Before touching a task, an agent needs to know what is active, what is waiting, and what was just finished. /dr-status answers all three questions without writing a single byte to disk.

It is the recommended first command for any new session: a quick scan to orient before picking up work or starting something new.

What it shows

The output has three sections. The first lists every active task parsed from activeContext.md — each entry shows a task ID, its current status, priority tier, complexity level, and a short title capped at 80 characters. If nothing is active, it says so explicitly.

The second section counts backlog items by status: pending, blocked-pending, and cancelled. No full enumeration — just the numbers, so the operator can gauge load without reading the whole backlog.

The third section lists recently completed tasks. Rather than reading a stored field, /dr-status scans the documentation/archive/ tree sorted by modification time and takes the five most recent entries by default. The --recent N flag raises or lowers that count (1–50).

One concrete example

A session opens after an overnight break. The agent runs /dr-status and sees two active tasks: one in the DO phase and one waiting at QA. The backlog shows seven pending items. Two archive files are listed as recently completed. From that single read, the agent knows exactly where to resume — and which backlog items are next in line.

When multiple tasks are active

With more than one active task, /dr-status expands into Variant B mode: every active task appears in the call-to-action menu, each with the command that continues its current pipeline phase. The operator picks one, and the next command resumes from there.

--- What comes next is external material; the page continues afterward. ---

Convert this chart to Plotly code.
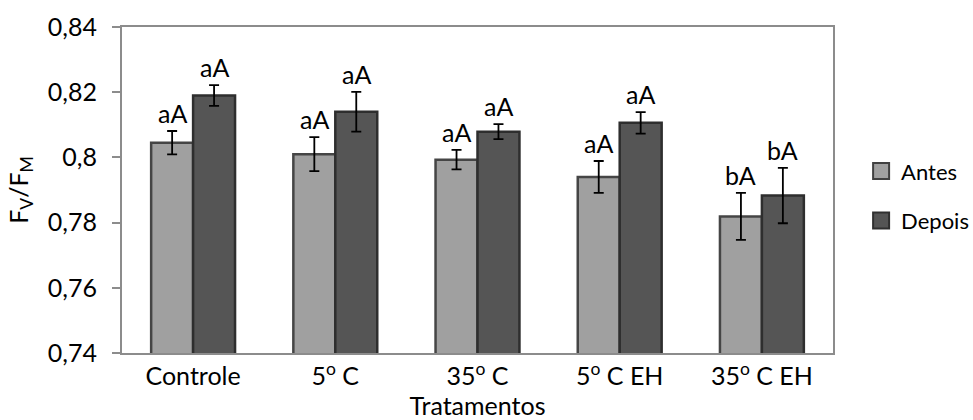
import plotly.graph_objects as go

categories = ["Controle", "5<sup>o</sup> C", "35<sup>o</sup> C", "5<sup>o</sup> C EH", "35<sup>o</sup> C EH"]
antes = [0.8045, 0.8010, 0.7993, 0.7940, 0.7819]
antes_err = [0.0036, 0.0052, 0.0030, 0.0049, 0.0072]
depois = [0.8190, 0.8140, 0.8079, 0.8106, 0.7883]
depois_err = [0.0032, 0.0061, 0.0023, 0.0033, 0.0085]
antes_labels = ["aA", "aA", "aA", "aA", "bA"]
depois_labels = ["aA", "aA", "aA", "aA", "bA"]
yticks = [0.74, 0.76, 0.78, 0.80, 0.82, 0.84]
ytick_text = ["0,74", "0,76", "0,78", "0,8", "0,82", "0,84"]

FONT = "Lato"
FS = 25
ANTES_COLOR = "#a0a0a0"
DEPOIS_COLOR = "#555555"

fig = go.Figure()
fig.add_trace(go.Bar(
    name="Antes", x=categories, y=antes, base=0, showlegend=False,
    marker=dict(color=ANTES_COLOR, line=dict(color="#454545", width=2.5)),
    error_y=dict(type="data", array=antes_err, color="black", thickness=1.8, width=5),
))
fig.add_trace(go.Bar(
    name="Depois", x=categories, y=depois, base=0, showlegend=False,
    marker=dict(color=DEPOIS_COLOR, line=dict(color="#2e2e2e", width=2.5)),
    error_y=dict(type="data", array=depois_err, color="black", thickness=1.8, width=5),
))
# legend entries (square symbols)
fig.add_trace(go.Scatter(name="Antes", x=[categories[0]], y=[None], mode="markers",
                         marker=dict(symbol="square", size=16, color=ANTES_COLOR,
                                     line=dict(color="#404040", width=2)),
                         legendgroup="a"))
fig.add_trace(go.Scatter(name="Depois", x=[categories[0]], y=[None], mode="markers",
                         marker=dict(symbol="square", size=16, color=DEPOIS_COLOR,
                                     line=dict(color="#303030", width=2)),
                         legendgroup="b"))

annotations = []
for i, c in enumerate(categories):
    annotations.append(dict(x=c, y=antes[i] + antes_err[i], text=antes_labels[i], xref="x", yref="y",
                            showarrow=False, yanchor="bottom", yshift=1, xshift=-21,
                            font=dict(family=FONT, size=FS, color="black")))
    annotations.append(dict(x=c, y=depois[i] + depois_err[i], text=depois_labels[i], xref="x", yref="y",
                            showarrow=False, yanchor="bottom", yshift=1, xshift=21,
                            font=dict(family=FONT, size=FS, color="black")))

fig.update_layout(
    width=973, height=420,
    margin=dict(l=122, r=140, t=27, b=67, autoexpand=False),
    paper_bgcolor="white", plot_bgcolor="white",
    barmode="group", bargap=0.41, bargroupgap=0,
    font=dict(family=FONT, size=FS, color="black"),
    separators=", ",
    showlegend=True,
    legend=dict(xref="container", yref="container", x=0.885, y=0.533,
                xanchor="left", yanchor="middle",
                font=dict(family=FONT, size=22), tracegroupgap=18,
                traceorder="grouped", itemwidth=30, bgcolor="rgba(0,0,0,0)"),
    annotations=annotations,
    xaxis=dict(showline=True, linecolor="#8c8c8c", linewidth=2, mirror=True,
               ticks="", tickfont=dict(family=FONT, size=FS), automargin=False,
               title=dict(text="Tratamentos", font=dict(family=FONT, size=FS), standoff=2)),
    yaxis=dict(range=[0.74, 0.84], tickvals=yticks, ticktext=ytick_text,
               showgrid=False, zeroline=False, automargin=False,
               showline=True, linecolor="#8c8c8c", linewidth=2, mirror=True,
               ticks="outside", ticklen=8, tickcolor="#8c8c8c", tickwidth=2,
               ticklabelstandoff=10,
               tickfont=dict(family=FONT, size=FS),
               title=dict(text="F<sub>V</sub>/F<sub>M</sub>", font=dict(family=FONT, size=FS), standoff=12)),
)

fig.write_html("out.html")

This makes /dr-status the discovery surface for parallel work — the place to see all threads at once before committing to any one of them.

What it never does

The command is strictly read-only. It writes nothing, modifies no state, and never prompts for input. Its job ends the moment the summary is printed. For deeper task inspection, /dr-status loads the full task description lazily — only when the operator explicitly asks for detail, avoiding unnecessary file reads during routine orientation.